— START OF Supplied entries —

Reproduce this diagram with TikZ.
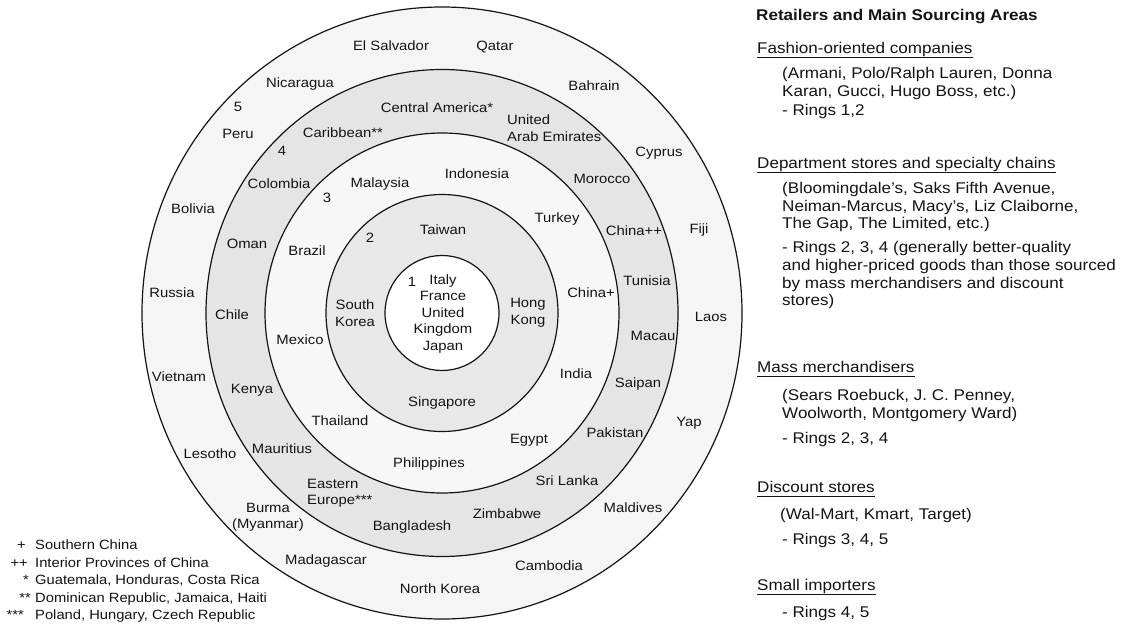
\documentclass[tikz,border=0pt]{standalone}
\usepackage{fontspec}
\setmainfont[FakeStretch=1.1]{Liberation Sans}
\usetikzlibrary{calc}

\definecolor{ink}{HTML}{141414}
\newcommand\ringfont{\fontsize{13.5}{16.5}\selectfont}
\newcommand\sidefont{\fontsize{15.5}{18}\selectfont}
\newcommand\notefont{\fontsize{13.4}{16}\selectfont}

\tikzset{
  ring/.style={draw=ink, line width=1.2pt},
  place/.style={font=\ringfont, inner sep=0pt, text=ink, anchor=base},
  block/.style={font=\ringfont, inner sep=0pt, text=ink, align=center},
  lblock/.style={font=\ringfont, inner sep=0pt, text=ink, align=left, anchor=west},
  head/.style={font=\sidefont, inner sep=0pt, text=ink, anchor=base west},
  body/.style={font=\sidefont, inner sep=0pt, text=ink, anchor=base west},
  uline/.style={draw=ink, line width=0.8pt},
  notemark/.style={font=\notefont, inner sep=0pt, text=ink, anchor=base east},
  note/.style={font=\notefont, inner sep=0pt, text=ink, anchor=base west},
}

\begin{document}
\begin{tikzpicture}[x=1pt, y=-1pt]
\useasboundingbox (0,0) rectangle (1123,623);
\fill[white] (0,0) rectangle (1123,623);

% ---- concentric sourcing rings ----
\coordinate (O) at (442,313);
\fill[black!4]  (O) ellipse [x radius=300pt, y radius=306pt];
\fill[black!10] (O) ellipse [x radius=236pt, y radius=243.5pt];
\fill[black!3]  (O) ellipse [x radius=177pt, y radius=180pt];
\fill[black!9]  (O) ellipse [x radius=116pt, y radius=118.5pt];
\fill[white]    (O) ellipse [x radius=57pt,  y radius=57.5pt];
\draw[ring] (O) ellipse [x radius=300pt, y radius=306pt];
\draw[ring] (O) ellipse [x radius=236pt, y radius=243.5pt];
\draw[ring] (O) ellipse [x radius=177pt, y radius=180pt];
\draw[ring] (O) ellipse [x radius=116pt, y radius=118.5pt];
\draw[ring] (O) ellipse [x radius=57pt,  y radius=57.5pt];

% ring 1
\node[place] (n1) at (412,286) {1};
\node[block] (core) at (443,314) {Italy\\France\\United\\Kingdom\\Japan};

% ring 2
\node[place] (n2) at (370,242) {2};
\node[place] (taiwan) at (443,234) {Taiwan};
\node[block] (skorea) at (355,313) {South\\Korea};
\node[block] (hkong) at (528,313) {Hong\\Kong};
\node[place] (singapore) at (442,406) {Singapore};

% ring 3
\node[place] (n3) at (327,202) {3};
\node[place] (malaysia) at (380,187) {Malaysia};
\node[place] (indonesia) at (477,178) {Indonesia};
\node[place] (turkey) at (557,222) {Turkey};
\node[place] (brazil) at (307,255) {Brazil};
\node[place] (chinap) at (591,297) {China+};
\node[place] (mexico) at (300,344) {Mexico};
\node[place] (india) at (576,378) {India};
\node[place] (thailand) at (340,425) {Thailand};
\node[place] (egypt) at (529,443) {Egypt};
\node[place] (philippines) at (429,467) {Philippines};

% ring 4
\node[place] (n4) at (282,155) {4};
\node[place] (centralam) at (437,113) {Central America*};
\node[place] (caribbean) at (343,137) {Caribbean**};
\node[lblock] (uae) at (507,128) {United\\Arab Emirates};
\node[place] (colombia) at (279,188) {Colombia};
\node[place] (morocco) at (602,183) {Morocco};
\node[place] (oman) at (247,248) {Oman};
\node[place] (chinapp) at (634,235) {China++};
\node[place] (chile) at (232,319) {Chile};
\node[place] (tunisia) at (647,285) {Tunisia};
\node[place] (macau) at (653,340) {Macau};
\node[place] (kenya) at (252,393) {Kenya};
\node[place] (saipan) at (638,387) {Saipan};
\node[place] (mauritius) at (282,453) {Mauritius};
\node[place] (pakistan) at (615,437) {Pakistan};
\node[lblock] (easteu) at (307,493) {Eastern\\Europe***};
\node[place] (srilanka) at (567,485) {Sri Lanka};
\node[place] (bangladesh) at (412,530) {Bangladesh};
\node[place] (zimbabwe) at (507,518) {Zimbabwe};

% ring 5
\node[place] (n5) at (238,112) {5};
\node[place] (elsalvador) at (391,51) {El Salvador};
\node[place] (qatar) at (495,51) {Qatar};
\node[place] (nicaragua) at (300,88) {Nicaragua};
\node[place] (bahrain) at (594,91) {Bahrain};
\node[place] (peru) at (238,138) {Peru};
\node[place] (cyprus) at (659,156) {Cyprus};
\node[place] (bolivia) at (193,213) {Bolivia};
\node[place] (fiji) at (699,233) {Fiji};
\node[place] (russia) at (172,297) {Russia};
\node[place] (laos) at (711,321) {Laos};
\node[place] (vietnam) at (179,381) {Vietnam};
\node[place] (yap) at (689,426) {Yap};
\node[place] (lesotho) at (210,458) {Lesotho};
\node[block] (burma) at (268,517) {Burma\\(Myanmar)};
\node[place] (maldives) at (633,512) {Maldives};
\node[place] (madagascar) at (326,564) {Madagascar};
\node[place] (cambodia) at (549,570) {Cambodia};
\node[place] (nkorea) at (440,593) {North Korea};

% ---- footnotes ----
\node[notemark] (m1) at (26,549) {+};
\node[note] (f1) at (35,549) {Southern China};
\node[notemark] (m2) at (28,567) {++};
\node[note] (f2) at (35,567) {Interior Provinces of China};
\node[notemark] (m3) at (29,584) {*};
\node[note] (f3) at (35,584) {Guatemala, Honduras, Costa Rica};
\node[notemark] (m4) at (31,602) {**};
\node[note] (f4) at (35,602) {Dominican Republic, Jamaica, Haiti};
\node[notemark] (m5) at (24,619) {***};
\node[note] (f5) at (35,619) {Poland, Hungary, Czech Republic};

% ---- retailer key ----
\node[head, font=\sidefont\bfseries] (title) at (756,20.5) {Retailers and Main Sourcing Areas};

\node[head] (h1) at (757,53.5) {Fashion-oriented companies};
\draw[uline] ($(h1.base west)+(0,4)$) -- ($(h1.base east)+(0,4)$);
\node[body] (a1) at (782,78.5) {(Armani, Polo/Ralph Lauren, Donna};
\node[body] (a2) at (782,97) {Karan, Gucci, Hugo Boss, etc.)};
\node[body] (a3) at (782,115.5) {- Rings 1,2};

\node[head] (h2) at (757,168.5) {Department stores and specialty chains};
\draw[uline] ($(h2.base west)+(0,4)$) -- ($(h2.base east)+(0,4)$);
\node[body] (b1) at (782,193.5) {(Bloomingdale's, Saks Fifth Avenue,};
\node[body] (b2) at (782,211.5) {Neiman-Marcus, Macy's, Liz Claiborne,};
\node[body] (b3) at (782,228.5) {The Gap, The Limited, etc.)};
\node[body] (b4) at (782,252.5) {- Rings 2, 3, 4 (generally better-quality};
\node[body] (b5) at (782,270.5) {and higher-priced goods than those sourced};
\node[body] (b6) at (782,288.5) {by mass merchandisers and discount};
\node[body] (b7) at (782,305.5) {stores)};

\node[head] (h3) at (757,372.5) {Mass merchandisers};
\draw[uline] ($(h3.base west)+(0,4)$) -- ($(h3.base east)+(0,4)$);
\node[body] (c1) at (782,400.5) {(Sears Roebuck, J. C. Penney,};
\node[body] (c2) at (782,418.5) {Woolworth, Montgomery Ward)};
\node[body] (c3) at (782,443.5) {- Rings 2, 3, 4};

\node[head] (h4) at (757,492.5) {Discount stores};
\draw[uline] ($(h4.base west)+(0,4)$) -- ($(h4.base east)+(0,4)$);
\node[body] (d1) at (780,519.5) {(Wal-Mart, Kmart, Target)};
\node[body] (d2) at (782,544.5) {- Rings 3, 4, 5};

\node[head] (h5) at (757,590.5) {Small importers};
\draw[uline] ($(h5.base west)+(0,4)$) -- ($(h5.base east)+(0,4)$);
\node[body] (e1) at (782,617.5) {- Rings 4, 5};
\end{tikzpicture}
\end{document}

— END OF Supplied entries —
— START OF Supplied entries —

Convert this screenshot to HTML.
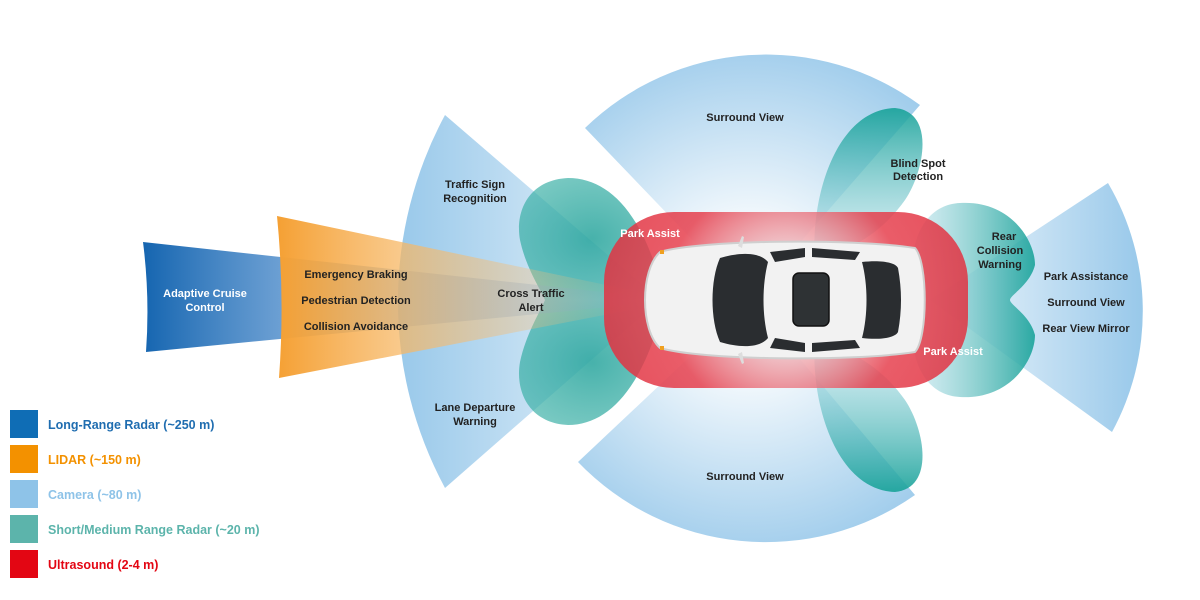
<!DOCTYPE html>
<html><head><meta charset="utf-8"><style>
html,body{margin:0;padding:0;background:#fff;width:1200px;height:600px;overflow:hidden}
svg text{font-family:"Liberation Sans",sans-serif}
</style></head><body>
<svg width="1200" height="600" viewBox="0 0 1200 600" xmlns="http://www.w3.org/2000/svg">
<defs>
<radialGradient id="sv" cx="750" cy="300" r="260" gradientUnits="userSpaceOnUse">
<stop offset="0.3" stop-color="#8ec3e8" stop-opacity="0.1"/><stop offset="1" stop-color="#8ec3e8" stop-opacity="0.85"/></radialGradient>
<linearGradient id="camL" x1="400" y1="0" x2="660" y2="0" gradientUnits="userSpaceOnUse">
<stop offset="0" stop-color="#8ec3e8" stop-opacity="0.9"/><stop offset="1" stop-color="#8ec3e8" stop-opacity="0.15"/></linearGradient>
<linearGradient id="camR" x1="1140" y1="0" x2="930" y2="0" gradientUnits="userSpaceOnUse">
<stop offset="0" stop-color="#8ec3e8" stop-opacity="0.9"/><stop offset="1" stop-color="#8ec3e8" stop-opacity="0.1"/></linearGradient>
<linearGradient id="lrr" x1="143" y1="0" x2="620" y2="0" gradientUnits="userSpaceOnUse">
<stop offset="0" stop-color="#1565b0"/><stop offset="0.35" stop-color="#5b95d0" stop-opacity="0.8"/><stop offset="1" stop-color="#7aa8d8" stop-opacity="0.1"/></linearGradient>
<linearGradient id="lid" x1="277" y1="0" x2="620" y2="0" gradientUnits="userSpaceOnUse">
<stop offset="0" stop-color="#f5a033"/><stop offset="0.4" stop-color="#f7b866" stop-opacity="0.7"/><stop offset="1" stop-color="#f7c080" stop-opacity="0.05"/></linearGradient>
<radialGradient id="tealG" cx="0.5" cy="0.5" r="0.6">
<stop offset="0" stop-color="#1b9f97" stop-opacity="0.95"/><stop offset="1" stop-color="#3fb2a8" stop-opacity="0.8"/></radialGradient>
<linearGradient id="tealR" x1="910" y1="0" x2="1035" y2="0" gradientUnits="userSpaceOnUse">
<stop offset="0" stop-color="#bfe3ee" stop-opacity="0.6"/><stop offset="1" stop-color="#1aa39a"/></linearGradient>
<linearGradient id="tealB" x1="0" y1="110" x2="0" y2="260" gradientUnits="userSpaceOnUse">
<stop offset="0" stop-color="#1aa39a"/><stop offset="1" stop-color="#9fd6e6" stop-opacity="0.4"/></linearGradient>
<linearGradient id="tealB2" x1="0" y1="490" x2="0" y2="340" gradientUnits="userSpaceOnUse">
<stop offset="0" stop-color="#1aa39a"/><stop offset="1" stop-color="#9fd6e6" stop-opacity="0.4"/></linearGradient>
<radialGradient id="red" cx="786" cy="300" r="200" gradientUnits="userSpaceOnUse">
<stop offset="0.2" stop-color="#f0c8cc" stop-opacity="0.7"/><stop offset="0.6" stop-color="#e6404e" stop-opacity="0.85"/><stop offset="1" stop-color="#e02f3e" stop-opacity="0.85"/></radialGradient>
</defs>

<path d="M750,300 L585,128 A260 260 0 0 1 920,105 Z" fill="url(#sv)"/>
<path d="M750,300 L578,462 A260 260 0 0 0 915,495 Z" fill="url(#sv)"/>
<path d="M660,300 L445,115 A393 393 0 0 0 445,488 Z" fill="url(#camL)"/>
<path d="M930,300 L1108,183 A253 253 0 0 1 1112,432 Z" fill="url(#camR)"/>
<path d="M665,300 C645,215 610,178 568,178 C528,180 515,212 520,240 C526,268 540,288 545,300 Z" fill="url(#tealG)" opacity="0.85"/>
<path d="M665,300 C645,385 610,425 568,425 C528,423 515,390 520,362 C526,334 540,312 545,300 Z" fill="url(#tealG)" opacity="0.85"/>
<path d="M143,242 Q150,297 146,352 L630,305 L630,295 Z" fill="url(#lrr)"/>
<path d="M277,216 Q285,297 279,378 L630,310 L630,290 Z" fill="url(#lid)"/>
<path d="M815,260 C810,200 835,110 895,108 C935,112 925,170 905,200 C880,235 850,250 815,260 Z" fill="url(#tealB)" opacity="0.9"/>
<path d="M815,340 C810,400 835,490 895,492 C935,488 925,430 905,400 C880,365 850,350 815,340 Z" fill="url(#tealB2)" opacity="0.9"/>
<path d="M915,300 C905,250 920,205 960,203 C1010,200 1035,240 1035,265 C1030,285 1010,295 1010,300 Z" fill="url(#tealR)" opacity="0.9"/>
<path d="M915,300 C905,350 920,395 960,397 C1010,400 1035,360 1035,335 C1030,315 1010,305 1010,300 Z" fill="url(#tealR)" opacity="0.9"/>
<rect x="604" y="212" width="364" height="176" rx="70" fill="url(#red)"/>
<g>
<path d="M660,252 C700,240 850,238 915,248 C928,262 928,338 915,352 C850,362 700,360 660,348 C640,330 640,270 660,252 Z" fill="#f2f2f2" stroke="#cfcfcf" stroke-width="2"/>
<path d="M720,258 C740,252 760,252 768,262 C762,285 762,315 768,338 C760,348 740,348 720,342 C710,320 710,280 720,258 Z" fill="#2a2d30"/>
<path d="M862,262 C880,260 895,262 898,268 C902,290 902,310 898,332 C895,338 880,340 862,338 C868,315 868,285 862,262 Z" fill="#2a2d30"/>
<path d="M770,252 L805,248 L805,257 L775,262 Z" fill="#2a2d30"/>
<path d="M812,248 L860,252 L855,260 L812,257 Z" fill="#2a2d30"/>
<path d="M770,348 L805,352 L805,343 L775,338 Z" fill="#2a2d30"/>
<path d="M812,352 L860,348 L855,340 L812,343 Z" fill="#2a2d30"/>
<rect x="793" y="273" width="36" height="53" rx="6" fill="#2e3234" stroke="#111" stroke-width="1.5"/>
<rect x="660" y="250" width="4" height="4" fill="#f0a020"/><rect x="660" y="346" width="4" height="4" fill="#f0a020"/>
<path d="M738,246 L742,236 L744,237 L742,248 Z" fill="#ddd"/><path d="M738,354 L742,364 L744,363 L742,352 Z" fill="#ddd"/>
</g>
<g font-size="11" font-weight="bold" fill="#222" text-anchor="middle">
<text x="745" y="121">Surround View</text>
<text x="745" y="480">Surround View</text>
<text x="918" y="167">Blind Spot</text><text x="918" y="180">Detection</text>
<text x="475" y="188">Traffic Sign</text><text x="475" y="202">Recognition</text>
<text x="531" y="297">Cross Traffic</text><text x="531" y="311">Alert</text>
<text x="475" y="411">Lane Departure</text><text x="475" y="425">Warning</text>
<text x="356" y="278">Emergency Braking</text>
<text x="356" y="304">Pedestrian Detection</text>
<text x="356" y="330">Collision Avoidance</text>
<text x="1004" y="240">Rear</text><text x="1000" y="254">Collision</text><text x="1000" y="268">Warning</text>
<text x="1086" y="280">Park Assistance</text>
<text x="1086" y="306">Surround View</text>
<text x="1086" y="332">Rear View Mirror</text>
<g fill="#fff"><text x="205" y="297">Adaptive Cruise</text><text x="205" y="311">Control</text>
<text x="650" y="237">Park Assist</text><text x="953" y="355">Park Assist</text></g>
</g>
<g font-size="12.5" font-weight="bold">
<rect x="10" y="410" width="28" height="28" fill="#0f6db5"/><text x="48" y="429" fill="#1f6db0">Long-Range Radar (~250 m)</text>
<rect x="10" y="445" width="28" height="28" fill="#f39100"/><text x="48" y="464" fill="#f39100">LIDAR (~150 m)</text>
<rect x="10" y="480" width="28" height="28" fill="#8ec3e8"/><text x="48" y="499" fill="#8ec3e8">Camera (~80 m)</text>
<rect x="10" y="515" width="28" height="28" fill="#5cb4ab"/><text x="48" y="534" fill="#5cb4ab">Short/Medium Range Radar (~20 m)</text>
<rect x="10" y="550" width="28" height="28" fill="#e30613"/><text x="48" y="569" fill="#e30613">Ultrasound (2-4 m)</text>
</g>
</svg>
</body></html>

— END OF Supplied entries —

Return exactly the lines from the one with "Reproduce this diagram with TikZ." to the one with "(core) at (443,314)", inclusive, and nothing else; skip the pictures.

| Reply |
Reproduce this diagram with TikZ.
\documentclass[tikz,border=0pt]{standalone}
\usepackage{fontspec}
\setmainfont[FakeStretch=1.1]{Liberation Sans}
\usetikzlibrary{calc}

\definecolor{ink}{HTML}{141414}
\newcommand\ringfont{\fontsize{13.5}{16.5}\selectfont}
\newcommand\sidefont{\fontsize{15.5}{18}\selectfont}
\newcommand\notefont{\fontsize{13.4}{16}\selectfont}

\tikzset{
  ring/.style={draw=ink, line width=1.2pt},
  place/.style={font=\ringfont, inner sep=0pt, text=ink, anchor=base},
  block/.style={font=\ringfont, inner sep=0pt, text=ink, align=center},
  lblock/.style={font=\ringfont, inner sep=0pt, text=ink, align=left, anchor=west},
  head/.style={font=\sidefont, inner sep=0pt, text=ink, anchor=base west},
  body/.style={font=\sidefont, inner sep=0pt, text=ink, anchor=base west},
  uline/.style={draw=ink, line width=0.8pt},
  notemark/.style={font=\notefont, inner sep=0pt, text=ink, anchor=base east},
  note/.style={font=\notefont, inner sep=0pt, text=ink, anchor=base west},
}

\begin{document}
\begin{tikzpicture}[x=1pt, y=-1pt]
\useasboundingbox (0,0) rectangle (1123,623);
\fill[white] (0,0) rectangle (1123,623);

% ---- concentric sourcing rings ----
\coordinate (O) at (442,313);
\fill[black!4]  (O) ellipse [x radius=300pt, y radius=306pt];
\fill[black!10] (O) ellipse [x radius=236pt, y radius=243.5pt];
\fill[black!3]  (O) ellipse [x radius=177pt, y radius=180pt];
\fill[black!9]  (O) ellipse [x radius=116pt, y radius=118.5pt];
\fill[white]    (O) ellipse [x radius=57pt,  y radius=57.5pt];
\draw[ring] (O) ellipse [x radius=300pt, y radius=306pt];
\draw[ring] (O) ellipse [x radius=236pt, y radius=243.5pt];
\draw[ring] (O) ellipse [x radius=177pt, y radius=180pt];
\draw[ring] (O) ellipse [x radius=116pt, y radius=118.5pt];
\draw[ring] (O) ellipse [x radius=57pt,  y radius=57.5pt];

% ring 1
\node[place] (n1) at (412,286) {1};
\node[block] (core) at (443,314) {Italy\\France\\United\\Kingdom\\Japan};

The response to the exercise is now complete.